Это дает основания предполагать, что в ряде случаев процесс импортозамещения уже стартовал, хотя очевидно, что для достижения полной технологической независимости России потребуются годы, если не десятилетия.
И тут возникает еще один вопрос, напрямую связанный с драматической историей отношений между ExxonMobil и Роснефтью.
Технологическое отставание
Главным «призом» в сотрудничестве двух нефтегазовых гигантов была, очевидно, Арктика. Этот регион может с полным правом считаться углеводородным Эльдорадо планеты. Однако добыча нефти и газа на шельфе полярных морей – процесс очень дорогой и технологически предельно сложный.

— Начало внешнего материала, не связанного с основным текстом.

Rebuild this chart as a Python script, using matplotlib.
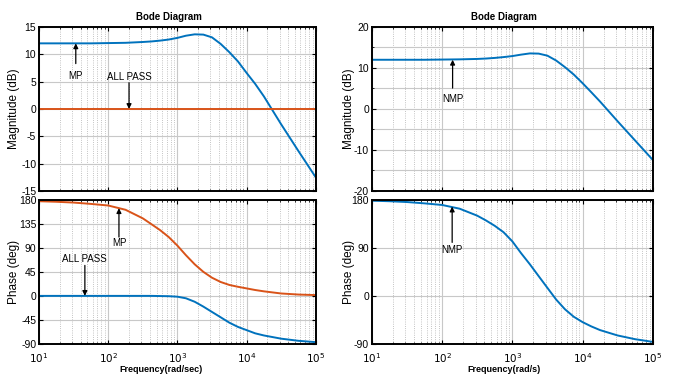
import numpy as np
import matplotlib.pyplot as plt
from matplotlib.ticker import FixedLocator, LogLocator, NullFormatter

plt.rcParams['font.family'] = ['Liberation Sans Narrow', 'Liberation Sans', 'DejaVu Sans']

freq = [10, 17.8, 31.6, 56.2, 100, 178, 316, 422, 562, 750, 1000, 1330, 1780,
        2370, 3160, 4220, 5620, 7500, 10000, 13300, 17800, 31600, 56200, 100000]

# magnitude (dB)
mag_mp = [12.0, 12.0, 12.0, 12.0, 12.05, 12.1, 12.25, 12.35, 12.5, 12.7, 13.0, 13.4,
          13.65, 13.6, 13.1, 11.9, 10.4, 8.7, 6.6, 4.6, 2.3, -2.8, -7.7, -12.5]
mag_allpass = [0] * len(freq)
mag_nmp = [12.0, 12.0, 12.0, 12.0, 12.05, 12.1, 12.2, 12.3, 12.45, 12.65, 12.9, 13.25,
           13.55, 13.5, 13.0, 11.8, 10.2, 8.4, 6.3, 4.1, 1.8, -3.0, -7.7, -12.4]

# phase (deg)
ph_mp = [177, 176, 174.5, 172, 169, 161, 145, 134, 123, 110, 94, 76,
         59, 45, 34, 26, 20.5, 17, 14, 11, 8.5, 4.5, 2.5, 1.5]
ph_allpass = [0, 0, 0, 0, 0, 0, 0, 0, -0.3, -0.6, -1.5, -4.5,
              -11, -20, -30, -40, -50, -58, -64, -70, -74, -80, -84, -86.5]
ph_nmp = [178, 177, 175.5, 173, 170, 163, 150, 141, 131, 119, 102, 80,
          59, 37, 15, -7, -25, -39, -49, -57, -64, -74, -81, -86]

BLUE = '#0072BD'
ORANGE = '#D95319'
GRID = '#c8c8c8'

fig = plt.figure(figsize=(6.75, 3.78), dpi=100)

def style(ax, yticks, ylim, minor_y=None, show_x=False):
    ax.set_xscale('log')
    ax.set_xlim(10, 1e5)
    ax.set_ylim(*ylim)
    ax.set_yticks(yticks)
    ax.set_yticklabels([str(t) for t in yticks], fontsize=7.5)
    if minor_y is not None:
        ax.yaxis.set_minor_locator(FixedLocator(minor_y))
        ax.grid(True, which='minor', axis='y', color=GRID, lw=0.8, ls='-')
    ax.xaxis.set_major_locator(FixedLocator([10, 100, 1000, 10000, 100000]))
    ax.xaxis.set_minor_locator(LogLocator(base=10, subs=np.arange(2, 10)))
    ax.xaxis.set_minor_formatter(NullFormatter())
    if show_x:
        ax.set_xticklabels(['$10^1$', '$10^2$', '$10^3$', '$10^4$', '$10^5$'], fontsize=7.5)
    else:
        ax.set_xticklabels([])
    ax.grid(True, which='major', color=GRID, lw=0.8, ls='-')
    ax.grid(True, which='minor', axis='x', color='#b0b0b0', lw=0.6, ls=':')
    ax.tick_params(which='both', direction='in', top=True, right=True)
    ax.tick_params(axis='y', pad=2)
    ax.tick_params(axis='x', pad=5)
    ax.tick_params(which='major', length=3)
    ax.tick_params(which='minor', length=1.5)
    ax.set_axisbelow(True)
    for s in ax.spines.values():
        s.set_linewidth(1.4)

def arrow(ax, text, x, y_tip, y_tail, y_text):
    ax.annotate('', xy=(x, y_tip), xytext=(x, y_tail),
                arrowprops=dict(arrowstyle='-|>', color='black', lw=0.9,
                                mutation_scale=7, shrinkA=0, shrinkB=0))
    ax.text(x, y_text, text, ha='center', va='center', fontsize=7)

lw = 1.4
ylab_font = ['Liberation Sans', 'DejaVu Sans']

def ylab(ax, text, xpos):
    ax.set_ylabel(text, fontsize=8.5, family=ylab_font)
    ax.yaxis.set_label_coords(xpos, 0.5)

# left column
ax1 = fig.add_axes([0.0578, 0.4947, 0.410, 0.434])
ax1.plot(freq, mag_mp, color=BLUE, lw=lw)
ax1.plot(freq, mag_allpass, color=ORANGE, lw=lw)
style(ax1, [-15, -10, -5, 0, 5, 10, 15], (-15, 15))
ylab(ax1, 'Magnitude (dB)', -0.07)
ax1.set_title('Bode Diagram', fontsize=7, fontweight='bold', pad=5, x=0.47)
arrow(ax1, 'MP', 34, 12, 8.3, 6.1)
arrow(ax1, 'ALL PASS', 200, 0, 4.8, 5.8)

ax2 = fig.add_axes([0.0578, 0.0899, 0.410, 0.382])
ax2.plot(freq, ph_mp, color=ORANGE, lw=lw)
ax2.plot(freq, ph_allpass, color=BLUE, lw=lw)
style(ax2, [-90, -45, 0, 45, 90, 135, 180], (-90, 180), show_x=True)
ylab(ax2, 'Phase (deg)', -0.07)
ax2.set_xlabel('Frequency(rad/sec)', fontsize=6.5, fontweight='bold', labelpad=0, x=0.44)
arrow(ax2, 'MP', 143, 164, 110, 99)
arrow(ax2, 'ALL PASS', 46, 0, 57, 69)

# right column
ax3 = fig.add_axes([0.551, 0.4947, 0.416, 0.434])
ax3.plot(freq, mag_nmp, color=BLUE, lw=lw)
style(ax3, [-20, -10, 0, 10, 20], (-20, 20), minor_y=[-15, -5, 5, 15])
ylab(ax3, 'Magnitude (dB)', -0.06)
ax3.set_title('Bode Diagram', fontsize=7, fontweight='bold', pad=5, x=0.47)
arrow(ax3, 'NMP', 141, 12, 5.1, 2.4)

ax4 = fig.add_axes([0.551, 0.0899, 0.416, 0.382])
ax4.plot(freq, ph_nmp, color=BLUE, lw=lw)
style(ax4, [-90, 0, 90, 180], (-90, 180), show_x=True)
ylab(ax4, 'Phase (deg)', -0.06)
ax4.set_xlabel('Frequency(rad/s)', fontsize=6.5, fontweight='bold', labelpad=0, x=0.47)
arrow(ax4, 'NMP', 139, 167, 100, 86)

fig.savefig('out.png', dpi=100)
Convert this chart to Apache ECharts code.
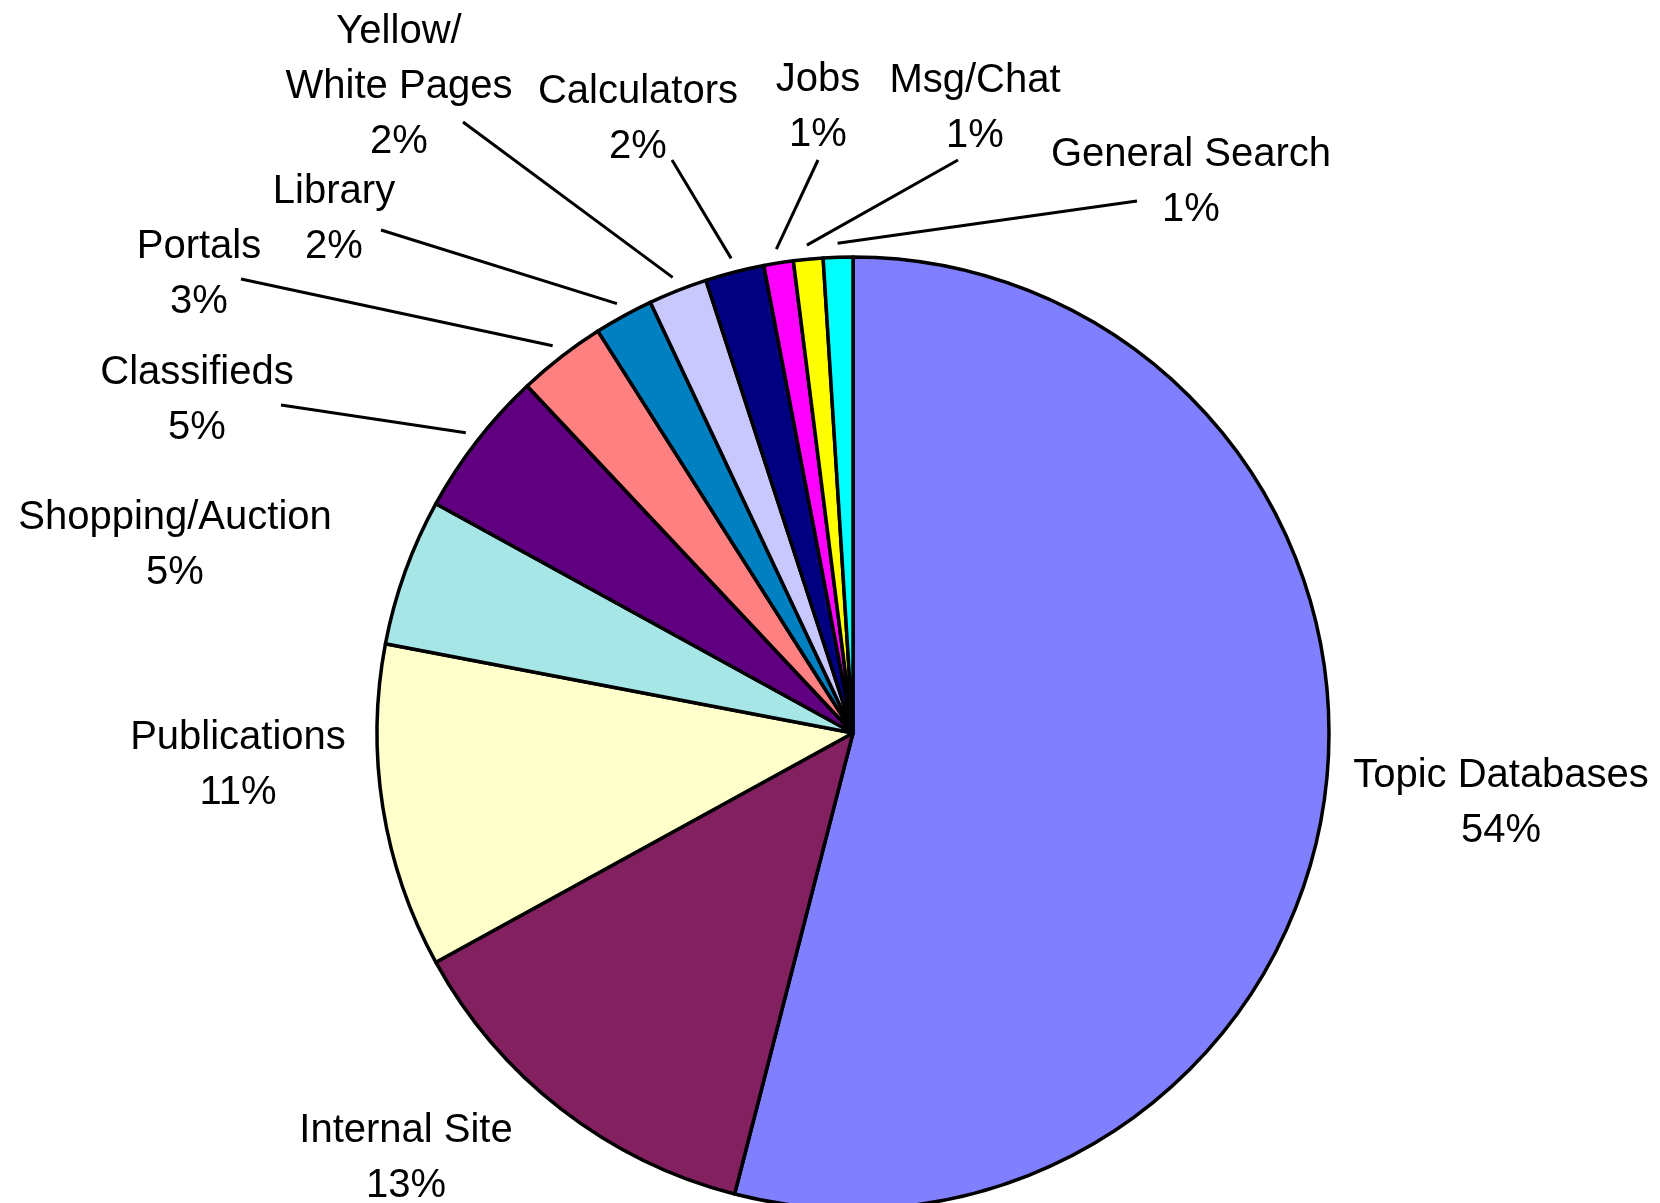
<!DOCTYPE html>
<html>
<head>
<meta charset="utf-8">
<title>Search resource types</title>
<script src="https://cdn.jsdelivr.net/npm/echarts@6/dist/echarts.min.js"></script>
<style>
  html, body { margin: 0; padding: 0; background: #ffffff; }
  #chart { width: 1660px; height: 1203px; }
</style>
</head>
<body>
<div id="chart"></div>
<script>
// Share of searches by resource type, in percent (clockwise from 12 o'clock)
const categories = [
  'Topic Databases', 'Internal Site', 'Publications', 'Shopping/Auction',
  'Classifieds', 'Portals', 'Library', 'Yellow/\nWhite Pages',
  'Calculators', 'Jobs', 'Msg/Chat', 'General Search'
];
const shares = [54, 13, 11, 5, 5, 3, 2, 2, 2, 1, 1, 1];

// Slice fills, same order as the categories
const sliceColors = [
  '#8080FF', '#822060', '#FFFFCC', '#A6E6E6',
  '#600080', '#FF8080', '#0080C0', '#C8C8FF',
  '#000080', '#FF00FF', '#FFFF00', '#00FFFF'
];

// Where each label block is centred, and the label-side end of its leader line
const labelSpots = [
  [1501, 803], [406, 1158], [238, 765], [175, 545],
  [197, 400], [199, 274], [334, 219], [399, 87],
  [638, 119], [818, 107], [975, 108], [1191, 182]
];
const leaderEnds = [
  null, null, null, null,
  [281, 405], [241, 279], [381, 230], [463, 122],
  [672, 160], [818, 160], [958, 160], [1137, 201]
];
const leaderGap = 14; // space between the rim and the start of a leader line

const chart = echarts.init(document.getElementById('chart'), null, { renderer: 'canvas' });

const pieData = categories.map((name, i) => ({
  name: name,
  value: shares[i],
  itemStyle: { color: sliceColors[i] },
  labelLine: { show: leaderEnds[i] !== null }
}));

chart.setOption({
  backgroundColor: '#ffffff',
  animation: false,
  series: [{
    type: 'pie',
    center: [853, 733],
    radius: 476,
    startAngle: 90,
    clockwise: true,
    avoidLabelOverlap: false,
    silent: true,
    data: pieData,
    itemStyle: { borderColor: '#000000', borderWidth: 3.5 },
    emphasis: { disabled: true },
    label: {
      show: true,
      position: 'outside',
      formatter: '{b}\n{c}%',
      fontFamily: '"Liberation Sans", Arial, sans-serif',
      fontSize: 40,
      lineHeight: 55,
      color: '#000000',
      overflow: 'none',
      bleedMargin: 0
    },
    labelLine: {
      show: true,
      length: 20,
      length2: 10,
      smooth: false,
      lineStyle: { color: '#000000', width: 3 }
    },
    labelLayout: function (params) {
      const i = params.dataIndex;
      const out = {
        x: labelSpots[i][0],
        y: labelSpots[i][1],
        align: 'center',
        verticalAlign: 'middle'
      };
      const end = leaderEnds[i];
      const pts = params.labelLinePoints;
      if (end && pts && pts.length > 1) {
        // push the start point out along the slice's radial direction
        const dx = pts[1][0] - pts[0][0];
        const dy = pts[1][1] - pts[0][1];
        const len = Math.hypot(dx, dy) || 1;
        out.labelLinePoints = [
          [pts[0][0] + dx / len * leaderGap, pts[0][1] + dy / len * leaderGap],
          end
        ];
      }
      return out;
    }
  }]
});
</script>
</body>
</html>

Освоение месторождений арктического шельфа имеет смысл только при условии истощения традиционных запасов углеводородов, с одной стороны, и высоких цен на нефть – с другой (от 100 долларов за баррель и выше). Однако бурное развитие в последние годы добычи сланцевых углеводородов и цена на нефть, не поднимающаяся выше 65 долларов за баррель, делают эксплуатацию шельфа нерентабельной.
Но главное – в настоящий момент нет никакой серьезной необходимости тратить огромные средства на то, чтобы истощать месторождения, скрывающиеся под толщей холодных северных морей. Эксплуатация традиционных месторождений Сибири, даже трудноизвлекаемых, способна полностью обеспечить потребности страны в углеводородах и поддерживать их экспорт в разумных объемах.
Значит ли это, что российскому нефтегазовому сектору следует вовсе отказаться от развития новых технологий добычи углеводородов с арктического шельфа? Вовсе нет! Напротив, именно сейчас и нужно воспользоваться моментом, когда технологическое отставание еще можно преодолеть, когда потеря партнера, обладающего уникальным технологическим потенциалом, еще не является критичной для развития отрасли, а может, наоборот, подтолкнуть ее к совершению технологического прыжка.
Потому что очень скоро (по меркам истории человечества) эти технологии действительно станут жизненно важными. К 2070–2080-м годам, когда истощатся традиционные запасы углеводородов на суше, разработка месторождений на арктическом шельфе перестанет быть дорогостоящим капризом и превратится в стратегическое условие сохранения страны и народа.